Against TCU, the Wildcats also got a needed scoring boost from junior Xavier Sneed with a season-high 18 points after he averaged just 6.6 on 27.8 percent shooting through the first five league games.
“Xavier, even though he hasn’t scored, he’s led us in rebounding when Dean went out, he’s the leader on the play-hard chart, he defended (Iowa State star Marial) Shayok,” Weber said. “He’s done all these other things that make a difference. It’s good for him, because he’s done all the other stuff that has helped us win without getting the publicity.”
Sneed, who brought his scoring average back to double figures at 10.4, remains second on the team in rebounding at 5.5 per game.
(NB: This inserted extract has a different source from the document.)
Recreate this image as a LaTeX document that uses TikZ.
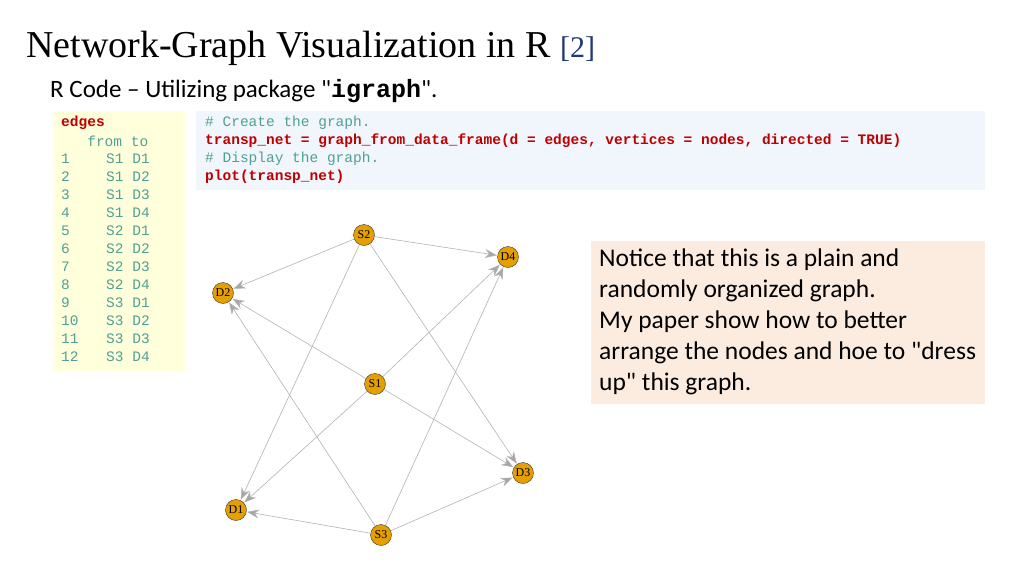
\documentclass[tikz,border=0pt]{standalone}
\usepackage{fontspec}
\setmainfont{Liberation Serif}
\newfontfamily\carlitofont{Carlito}
\setmonofont{Liberation Mono}
\usetikzlibrary{arrows.meta}
\definecolor{cred}{RGB}{192,0,0}
\definecolor{cgreen}{RGB}{80,160,150}
\definecolor{cyel}{RGB}{255,255,220}
\definecolor{cblue}{RGB}{240,246,252}
\definecolor{cpeach}{RGB}{252,236,224}
\definecolor{corange}{RGB}{230,159,0}
\definecolor{ctitle}{RGB}{31,56,120}
\begin{document}
\begin{tikzpicture}[x=1pt,y=-1pt,
  vtx/.style={circle,draw=black!80,fill=corange,minimum size=21pt,inner sep=0pt,font=\fontsize{12}{12}\selectfont},
  edge/.style={draw=black!30,line width=0.6pt,-{Stealth[length=12pt,width=9pt,fill=black!35]},shorten >=0.5pt},
  code/.style={anchor=west,inner sep=0pt,font=\ttfamily\fontsize{14.5}{14.5}\selectfont}]
\useasboundingbox (0,0) rectangle (1024,576);
\node[anchor=west,inner sep=0pt,font=\fontsize{38}{38}\selectfont] (title) at (26,48) {Network-Graph Visualization in R \textcolor{ctitle}{\fontsize{30}{30}\selectfont[2]}};
\node[anchor=west,inner sep=0pt,font=\carlitofont\fontsize{25}{25}\selectfont] (sub) at (50,91) {R Code \textendash{} Utilizing  package "\textbf{\ttfamily igraph}".};
\fill[cyel] (53,111) rectangle (185,371);
\fill[cblue] (196,111) rectangle (985,190);
\fill[cpeach] (591,241) rectangle (985,404);
\node[code,text=cred,font=\ttfamily\bfseries\fontsize{14.5}{14.5}\selectfont] (e0) at (61,123) {edges};
\node[code,text=cgreen] (e1) at (61,141) {\ \ \ from to};
\foreach \i/\s/\d in {1/S1/D1,2/S1/D2,3/S1/D3,4/S1/D4,5/S2/D1,6/S2/D2,7/S2/D3,8/S2/D4,9/S3/D1,10/S3/D2,11/S3/D3,12/S3/D4}{
  \node[code,text=cgreen] (r\i) at (61,141+18*\i) {\i};
  \node[code,text=cgreen] (q\i) at (106,141+18*\i) {\s\ \d};
}
\node[code,text=cgreen] (c1) at (205,123) {\# Create the graph.};
\node[code,text=cred,font=\ttfamily\bfseries\fontsize{14.5}{14.5}\selectfont] (c2) at (205,141) {transp\_net = graph\_from\_data\_frame(d = edges, vertices = nodes, directed = TRUE)};
\node[code,text=cgreen] (c3) at (205,159) {\# Display the graph.};
\node[code,text=cred,font=\ttfamily\bfseries\fontsize{14.5}{14.5}\selectfont] (c4) at (205,177) {plot(transp\_net)};
\node[anchor=north west,inner sep=0pt,align=left,font=\carlitofont\fontsize{25.5}{31}\selectfont] (note) at (599,249) {Notice that this is a plain and\\randomly organized graph.\\My paper show how to better\\arrange the nodes and hoe to "dress\\up" this graph.};
\node[vtx] (S2) at (364,235) {S2};
\node[vtx] (D4) at (508,257) {D4};
\node[vtx] (D2) at (223,293) {D2};
\node[vtx] (S1) at (375,384) {S1};
\node[vtx] (D3) at (523,473) {D3};
\node[vtx] (D1) at (236,510) {D1};
\node[vtx] (S3) at (381,535) {S3};
\foreach \s in {S1,S2,S3}{\foreach \d in {D1,D2,D3,D4}{\draw[edge] (\s) -- (\d);}}
\end{tikzpicture}
\end{document}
But he was more interested in the number 14 in K-State’s win column.
“Just as long as we get the W, that’s what I’m here for, to help the team get the W,” said Sneed, who was 6 of 9 from the field with a 3-pointer and two lob dunks. “It helps out that I helped contribute on scoring for us (Saturday).”
Weber is just glad to see the team he had envisioned at the start of the season rounding into form.
“Two weeks ago, Kam (Stokes) said, ‘I want to win a Big 12 championship,’ but I was like, ‘I want to win a game,’ ” Weber said, recalling a conversation with his senior guard, who missed a home loss to Texas with the recurrence of an old foot injury. “I didn’t tell him that, but in my heart I was ...
“He said, ‘I’ve got to get back, Coach,’ and now they’ve put themselves in that position to compete for it, so we’ll see what happens.”